Where Mexico’s federal money matters most

Over $130B of Mexico’s budget is dedicated to social protection, the largest such category. This spending encompasses public policies and programs designed to reduce poverty and ensure income security and access to services.

Here’s where Sheinbaum’s party, Morena deserves its due: 13.4M Mexicans exited poverty between 2018 and 2024, bringing the poverty rate to a historic low of 29.6%, driven largely by a tripling of the minimum wage rather than the transfers themselves).

This sort of spending is concentrated in the country’s south, where it makes up a substantial component of most states’ GDP.

However, per-capita federal spending spikes in Mexico City, the capital. While part of this is tied to social protection, another component is tied to the clear public investment in projects across the city.

That includes over $1B in World Cup infrastructure — from the renovation of Mexico City International Airport's two terminals to transit upgrades around the newly renamed Estadio Banorte. There are also ongoing megaprojects like the Mexico City–Querétaro passenger rail line, a high-speed corridor designed to cut the trip between the two cities to under two hours.

Sheinbaum’s 2026 budget attempts to keep in place these protections while also chiseling away at the national debt—a national debt which, mind you, costs her country in over $80B in interest for this year so far.

Comment of the week 🗣️

An Instagram commenter on our chart about Brazil’s untapped mineral wealth claims

“Rare earth mining will remain illegal…until it is handed over to foreigners at a negligible price.”

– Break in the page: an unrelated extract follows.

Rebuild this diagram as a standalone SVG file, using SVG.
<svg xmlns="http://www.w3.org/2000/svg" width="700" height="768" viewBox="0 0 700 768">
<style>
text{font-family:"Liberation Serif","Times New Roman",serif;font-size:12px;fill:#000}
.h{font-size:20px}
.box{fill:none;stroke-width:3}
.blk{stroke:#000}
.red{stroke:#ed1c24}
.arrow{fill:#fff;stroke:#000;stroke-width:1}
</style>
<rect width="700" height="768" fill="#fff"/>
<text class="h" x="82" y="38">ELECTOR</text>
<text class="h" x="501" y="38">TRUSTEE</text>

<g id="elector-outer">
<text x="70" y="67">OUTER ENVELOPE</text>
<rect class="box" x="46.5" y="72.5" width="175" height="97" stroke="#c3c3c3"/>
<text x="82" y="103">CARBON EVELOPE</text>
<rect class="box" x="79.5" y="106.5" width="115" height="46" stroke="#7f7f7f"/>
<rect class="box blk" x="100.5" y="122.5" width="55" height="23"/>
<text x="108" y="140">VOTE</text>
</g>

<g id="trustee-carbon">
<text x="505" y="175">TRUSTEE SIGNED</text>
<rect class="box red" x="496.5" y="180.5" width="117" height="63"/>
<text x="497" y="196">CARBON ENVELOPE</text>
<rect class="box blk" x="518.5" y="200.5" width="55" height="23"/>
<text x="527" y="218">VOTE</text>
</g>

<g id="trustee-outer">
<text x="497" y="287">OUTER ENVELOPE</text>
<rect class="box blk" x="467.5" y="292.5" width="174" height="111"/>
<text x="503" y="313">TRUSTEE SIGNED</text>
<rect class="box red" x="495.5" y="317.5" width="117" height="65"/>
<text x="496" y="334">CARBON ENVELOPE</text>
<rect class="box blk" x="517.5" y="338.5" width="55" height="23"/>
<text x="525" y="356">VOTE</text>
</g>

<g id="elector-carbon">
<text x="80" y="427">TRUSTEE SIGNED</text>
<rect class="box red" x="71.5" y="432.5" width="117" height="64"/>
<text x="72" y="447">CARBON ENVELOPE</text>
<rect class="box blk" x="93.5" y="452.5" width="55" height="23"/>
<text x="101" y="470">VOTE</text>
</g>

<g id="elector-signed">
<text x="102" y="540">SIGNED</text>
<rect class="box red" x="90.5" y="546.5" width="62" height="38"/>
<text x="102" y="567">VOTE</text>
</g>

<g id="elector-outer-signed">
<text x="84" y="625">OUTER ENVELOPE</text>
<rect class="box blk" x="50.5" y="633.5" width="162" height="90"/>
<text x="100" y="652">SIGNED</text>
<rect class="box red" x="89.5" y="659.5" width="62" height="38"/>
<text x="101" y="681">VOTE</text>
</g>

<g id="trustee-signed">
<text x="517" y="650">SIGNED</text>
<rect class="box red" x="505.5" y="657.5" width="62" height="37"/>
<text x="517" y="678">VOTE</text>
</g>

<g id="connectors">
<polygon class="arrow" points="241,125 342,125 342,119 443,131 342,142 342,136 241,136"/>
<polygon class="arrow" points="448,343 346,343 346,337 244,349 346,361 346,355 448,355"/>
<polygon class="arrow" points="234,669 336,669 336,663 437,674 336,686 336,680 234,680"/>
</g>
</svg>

Screenshot of a social media post by user icarode.carvalho describing how his great-uncle, Édson de Carvalho, helped discover and extract oil in Brazil, petitioned the Brazilian government to drill wells, was blocked when the government shut down the well and arrested workers, and allegedly received money from England not to drill. The post concludes that history repeats itself and claims rare earth mining will stay illegal and untouched until it is cheaply handed to foreigners through funding, corruption, NGOs, and private contracts.